**Aim**
Exactly reproduce each line of the listing that follows.

**Source records**
== == ==
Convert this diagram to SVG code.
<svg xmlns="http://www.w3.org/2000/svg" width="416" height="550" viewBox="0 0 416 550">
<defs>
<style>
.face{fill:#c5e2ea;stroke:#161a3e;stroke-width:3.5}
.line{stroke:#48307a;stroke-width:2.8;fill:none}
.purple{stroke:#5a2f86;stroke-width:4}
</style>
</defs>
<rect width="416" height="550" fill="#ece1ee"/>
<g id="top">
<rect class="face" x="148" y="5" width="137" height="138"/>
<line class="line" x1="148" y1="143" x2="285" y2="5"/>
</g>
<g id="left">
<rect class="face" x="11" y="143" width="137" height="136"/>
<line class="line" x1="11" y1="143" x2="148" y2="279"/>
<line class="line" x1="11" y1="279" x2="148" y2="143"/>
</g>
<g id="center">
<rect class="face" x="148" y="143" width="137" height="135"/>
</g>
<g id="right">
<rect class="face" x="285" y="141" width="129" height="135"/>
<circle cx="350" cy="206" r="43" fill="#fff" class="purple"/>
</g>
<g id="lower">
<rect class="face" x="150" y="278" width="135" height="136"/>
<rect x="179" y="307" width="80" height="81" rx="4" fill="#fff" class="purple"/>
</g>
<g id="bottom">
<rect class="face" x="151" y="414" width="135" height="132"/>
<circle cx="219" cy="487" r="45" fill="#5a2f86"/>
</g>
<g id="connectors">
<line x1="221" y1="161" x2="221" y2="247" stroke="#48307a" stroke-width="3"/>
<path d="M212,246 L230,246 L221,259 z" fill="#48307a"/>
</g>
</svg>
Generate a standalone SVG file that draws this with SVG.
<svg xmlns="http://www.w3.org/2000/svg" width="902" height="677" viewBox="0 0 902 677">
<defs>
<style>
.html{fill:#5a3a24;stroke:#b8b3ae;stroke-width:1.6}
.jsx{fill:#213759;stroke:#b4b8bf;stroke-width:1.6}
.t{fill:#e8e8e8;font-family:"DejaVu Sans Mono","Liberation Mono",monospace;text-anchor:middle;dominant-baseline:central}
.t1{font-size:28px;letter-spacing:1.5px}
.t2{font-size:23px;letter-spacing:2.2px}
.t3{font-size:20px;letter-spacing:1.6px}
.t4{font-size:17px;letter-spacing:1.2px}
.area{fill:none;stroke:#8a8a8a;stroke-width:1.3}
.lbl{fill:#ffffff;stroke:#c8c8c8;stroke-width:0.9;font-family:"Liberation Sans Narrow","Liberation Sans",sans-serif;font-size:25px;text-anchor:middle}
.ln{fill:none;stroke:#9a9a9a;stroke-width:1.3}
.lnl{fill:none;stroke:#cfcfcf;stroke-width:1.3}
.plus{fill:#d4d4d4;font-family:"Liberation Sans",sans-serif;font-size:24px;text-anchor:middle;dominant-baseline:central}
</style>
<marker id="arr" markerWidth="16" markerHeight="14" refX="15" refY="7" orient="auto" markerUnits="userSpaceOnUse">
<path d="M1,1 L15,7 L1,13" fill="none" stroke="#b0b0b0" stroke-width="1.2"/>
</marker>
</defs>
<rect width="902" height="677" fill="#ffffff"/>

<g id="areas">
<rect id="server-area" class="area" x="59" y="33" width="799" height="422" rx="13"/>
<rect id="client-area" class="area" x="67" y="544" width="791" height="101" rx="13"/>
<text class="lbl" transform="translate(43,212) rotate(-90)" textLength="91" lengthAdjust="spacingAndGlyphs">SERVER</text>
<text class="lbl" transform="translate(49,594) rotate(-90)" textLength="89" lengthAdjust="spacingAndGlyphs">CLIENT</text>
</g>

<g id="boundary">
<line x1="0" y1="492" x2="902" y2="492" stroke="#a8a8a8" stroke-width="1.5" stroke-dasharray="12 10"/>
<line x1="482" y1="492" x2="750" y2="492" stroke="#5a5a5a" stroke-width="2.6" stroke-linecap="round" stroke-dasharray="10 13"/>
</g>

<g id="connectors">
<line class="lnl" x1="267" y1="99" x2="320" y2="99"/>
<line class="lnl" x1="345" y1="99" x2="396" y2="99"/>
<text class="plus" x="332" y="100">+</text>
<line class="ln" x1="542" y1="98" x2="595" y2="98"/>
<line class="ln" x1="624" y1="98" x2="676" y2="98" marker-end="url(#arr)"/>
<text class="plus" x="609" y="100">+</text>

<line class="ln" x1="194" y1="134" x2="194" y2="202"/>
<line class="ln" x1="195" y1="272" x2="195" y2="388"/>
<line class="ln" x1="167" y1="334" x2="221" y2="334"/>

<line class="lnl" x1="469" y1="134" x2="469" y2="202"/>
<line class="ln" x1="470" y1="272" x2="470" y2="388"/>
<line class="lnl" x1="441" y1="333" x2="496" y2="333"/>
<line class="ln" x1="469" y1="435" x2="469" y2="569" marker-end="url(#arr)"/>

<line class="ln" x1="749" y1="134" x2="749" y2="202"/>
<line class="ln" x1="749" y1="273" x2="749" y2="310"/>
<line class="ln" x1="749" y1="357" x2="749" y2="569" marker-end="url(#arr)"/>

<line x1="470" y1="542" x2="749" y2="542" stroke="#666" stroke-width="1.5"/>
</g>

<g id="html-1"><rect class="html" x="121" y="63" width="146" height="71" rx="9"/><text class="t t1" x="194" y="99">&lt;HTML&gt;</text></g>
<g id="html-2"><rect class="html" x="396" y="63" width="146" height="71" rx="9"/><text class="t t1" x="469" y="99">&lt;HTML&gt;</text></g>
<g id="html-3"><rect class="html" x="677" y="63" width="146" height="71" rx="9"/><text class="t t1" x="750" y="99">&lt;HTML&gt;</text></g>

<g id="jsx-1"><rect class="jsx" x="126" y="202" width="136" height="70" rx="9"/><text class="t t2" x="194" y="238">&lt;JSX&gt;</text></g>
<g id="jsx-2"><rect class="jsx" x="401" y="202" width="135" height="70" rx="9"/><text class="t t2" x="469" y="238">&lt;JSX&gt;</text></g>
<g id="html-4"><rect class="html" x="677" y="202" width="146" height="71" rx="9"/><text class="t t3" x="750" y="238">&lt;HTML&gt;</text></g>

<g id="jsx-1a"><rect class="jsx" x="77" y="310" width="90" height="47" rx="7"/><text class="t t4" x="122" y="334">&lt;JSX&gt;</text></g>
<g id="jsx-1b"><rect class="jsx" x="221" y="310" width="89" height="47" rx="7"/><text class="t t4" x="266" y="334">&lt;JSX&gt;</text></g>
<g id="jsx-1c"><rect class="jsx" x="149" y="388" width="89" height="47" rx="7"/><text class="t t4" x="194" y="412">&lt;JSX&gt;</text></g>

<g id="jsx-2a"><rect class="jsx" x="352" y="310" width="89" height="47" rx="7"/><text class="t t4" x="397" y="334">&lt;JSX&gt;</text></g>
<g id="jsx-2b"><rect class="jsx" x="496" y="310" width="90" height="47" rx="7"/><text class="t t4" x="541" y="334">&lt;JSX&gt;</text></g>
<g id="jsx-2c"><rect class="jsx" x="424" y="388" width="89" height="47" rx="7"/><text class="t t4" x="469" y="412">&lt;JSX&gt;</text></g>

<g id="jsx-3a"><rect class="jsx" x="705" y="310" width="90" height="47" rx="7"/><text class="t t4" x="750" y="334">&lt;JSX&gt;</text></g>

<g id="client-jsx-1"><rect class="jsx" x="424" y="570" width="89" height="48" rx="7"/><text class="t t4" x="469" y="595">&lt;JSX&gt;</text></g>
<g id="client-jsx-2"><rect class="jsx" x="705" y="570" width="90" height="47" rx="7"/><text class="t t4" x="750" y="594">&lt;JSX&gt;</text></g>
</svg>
== == ==
**Answer for this exercise**
Convert this diagram to SVG code.
<svg xmlns="http://www.w3.org/2000/svg" width="416" height="550" viewBox="0 0 416 550">
<defs>
<style>
.face{fill:#c5e2ea;stroke:#161a3e;stroke-width:3.5}
.line{stroke:#48307a;stroke-width:2.8;fill:none}
.purple{stroke:#5a2f86;stroke-width:4}
</style>
</defs>
<rect width="416" height="550" fill="#ece1ee"/>
<g id="top">
<rect class="face" x="148" y="5" width="137" height="138"/>
<line class="line" x1="148" y1="143" x2="285" y2="5"/>
</g>
<g id="left">
<rect class="face" x="11" y="143" width="137" height="136"/>
<line class="line" x1="11" y1="143" x2="148" y2="279"/>
<line class="line" x1="11" y1="279" x2="148" y2="143"/>
</g>
<g id="center">
<rect class="face" x="148" y="143" width="137" height="135"/>
</g>
<g id="right">
<rect class="face" x="285" y="141" width="129" height="135"/>
<circle cx="350" cy="206" r="43" fill="#fff" class="purple"/>
</g>
<g id="lower">
<rect class="face" x="150" y="278" width="135" height="136"/>
<rect x="179" y="307" width="80" height="81" rx="4" fill="#fff" class="purple"/>
</g>
<g id="bottom">
<rect class="face" x="151" y="414" width="135" height="132"/>
<circle cx="219" cy="487" r="45" fill="#5a2f86"/>
</g>
<g id="connectors">
<line x1="221" y1="161" x2="221" y2="247" stroke="#48307a" stroke-width="3"/>
<path d="M212,246 L230,246 L221,259 z" fill="#48307a"/>
</g>
</svg>
Generate a standalone SVG file that draws this with SVG.
<svg xmlns="http://www.w3.org/2000/svg" width="902" height="677" viewBox="0 0 902 677">
<defs>
<style>
.html{fill:#5a3a24;stroke:#b8b3ae;stroke-width:1.6}
.jsx{fill:#213759;stroke:#b4b8bf;stroke-width:1.6}
.t{fill:#e8e8e8;font-family:"DejaVu Sans Mono","Liberation Mono",monospace;text-anchor:middle;dominant-baseline:central}
.t1{font-size:28px;letter-spacing:1.5px}
.t2{font-size:23px;letter-spacing:2.2px}
.t3{font-size:20px;letter-spacing:1.6px}
.t4{font-size:17px;letter-spacing:1.2px}
.area{fill:none;stroke:#8a8a8a;stroke-width:1.3}
.lbl{fill:#ffffff;stroke:#c8c8c8;stroke-width:0.9;font-family:"Liberation Sans Narrow","Liberation Sans",sans-serif;font-size:25px;text-anchor:middle}
.ln{fill:none;stroke:#9a9a9a;stroke-width:1.3}
.lnl{fill:none;stroke:#cfcfcf;stroke-width:1.3}
.plus{fill:#d4d4d4;font-family:"Liberation Sans",sans-serif;font-size:24px;text-anchor:middle;dominant-baseline:central}
</style>
<marker id="arr" markerWidth="16" markerHeight="14" refX="15" refY="7" orient="auto" markerUnits="userSpaceOnUse">
<path d="M1,1 L15,7 L1,13" fill="none" stroke="#b0b0b0" stroke-width="1.2"/>
</marker>
</defs>
<rect width="902" height="677" fill="#ffffff"/>

<g id="areas">
<rect id="server-area" class="area" x="59" y="33" width="799" height="422" rx="13"/>
<rect id="client-area" class="area" x="67" y="544" width="791" height="101" rx="13"/>
<text class="lbl" transform="translate(43,212) rotate(-90)" textLength="91" lengthAdjust="spacingAndGlyphs">SERVER</text>
<text class="lbl" transform="translate(49,594) rotate(-90)" textLength="89" lengthAdjust="spacingAndGlyphs">CLIENT</text>
</g>

<g id="boundary">
<line x1="0" y1="492" x2="902" y2="492" stroke="#a8a8a8" stroke-width="1.5" stroke-dasharray="12 10"/>
<line x1="482" y1="492" x2="750" y2="492" stroke="#5a5a5a" stroke-width="2.6" stroke-linecap="round" stroke-dasharray="10 13"/>
</g>

<g id="connectors">
<line class="lnl" x1="267" y1="99" x2="320" y2="99"/>
<line class="lnl" x1="345" y1="99" x2="396" y2="99"/>
<text class="plus" x="332" y="100">+</text>
<line class="ln" x1="542" y1="98" x2="595" y2="98"/>
<line class="ln" x1="624" y1="98" x2="676" y2="98" marker-end="url(#arr)"/>
<text class="plus" x="609" y="100">+</text>

<line class="ln" x1="194" y1="134" x2="194" y2="202"/>
<line class="ln" x1="195" y1="272" x2="195" y2="388"/>
<line class="ln" x1="167" y1="334" x2="221" y2="334"/>

<line class="lnl" x1="469" y1="134" x2="469" y2="202"/>
<line class="ln" x1="470" y1="272" x2="470" y2="388"/>
<line class="lnl" x1="441" y1="333" x2="496" y2="333"/>
<line class="ln" x1="469" y1="435" x2="469" y2="569" marker-end="url(#arr)"/>

<line class="ln" x1="749" y1="134" x2="749" y2="202"/>
<line class="ln" x1="749" y1="273" x2="749" y2="310"/>
<line class="ln" x1="749" y1="357" x2="749" y2="569" marker-end="url(#arr)"/>

<line x1="470" y1="542" x2="749" y2="542" stroke="#666" stroke-width="1.5"/>
</g>

<g id="html-1"><rect class="html" x="121" y="63" width="146" height="71" rx="9"/><text class="t t1" x="194" y="99">&lt;HTML&gt;</text></g>
<g id="html-2"><rect class="html" x="396" y="63" width="146" height="71" rx="9"/><text class="t t1" x="469" y="99">&lt;HTML&gt;</text></g>
<g id="html-3"><rect class="html" x="677" y="63" width="146" height="71" rx="9"/><text class="t t1" x="750" y="99">&lt;HTML&gt;</text></g>

<g id="jsx-1"><rect class="jsx" x="126" y="202" width="136" height="70" rx="9"/><text class="t t2" x="194" y="238">&lt;JSX&gt;</text></g>
<g id="jsx-2"><rect class="jsx" x="401" y="202" width="135" height="70" rx="9"/><text class="t t2" x="469" y="238">&lt;JSX&gt;</text></g>
<g id="html-4"><rect class="html" x="677" y="202" width="146" height="71" rx="9"/><text class="t t3" x="750" y="238">&lt;HTML&gt;</text></g>

<g id="jsx-1a"><rect class="jsx" x="77" y="310" width="90" height="47" rx="7"/><text class="t t4" x="122" y="334">&lt;JSX&gt;</text></g>
<g id="jsx-1b"><rect class="jsx" x="221" y="310" width="89" height="47" rx="7"/><text class="t t4" x="266" y="334">&lt;JSX&gt;</text></g>
<g id="jsx-1c"><rect class="jsx" x="149" y="388" width="89" height="47" rx="7"/><text class="t t4" x="194" y="412">&lt;JSX&gt;</text></g>

<g id="jsx-2a"><rect class="jsx" x="352" y="310" width="89" height="47" rx="7"/><text class="t t4" x="397" y="334">&lt;JSX&gt;</text></g>
<g id="jsx-2b"><rect class="jsx" x="496" y="310" width="90" height="47" rx="7"/><text class="t t4" x="541" y="334">&lt;JSX&gt;</text></g>
<g id="jsx-2c"><rect class="jsx" x="424" y="388" width="89" height="47" rx="7"/><text class="t t4" x="469" y="412">&lt;JSX&gt;</text></g>

<g id="jsx-3a"><rect class="jsx" x="705" y="310" width="90" height="47" rx="7"/><text class="t t4" x="750" y="334">&lt;JSX&gt;</text></g>

<g id="client-jsx-1"><rect class="jsx" x="424" y="570" width="89" height="48" rx="7"/><text class="t t4" x="469" y="595">&lt;JSX&gt;</text></g>
<g id="client-jsx-2"><rect class="jsx" x="705" y="570" width="90" height="47" rx="7"/><text class="t t4" x="750" y="594">&lt;JSX&gt;</text></g>
</svg>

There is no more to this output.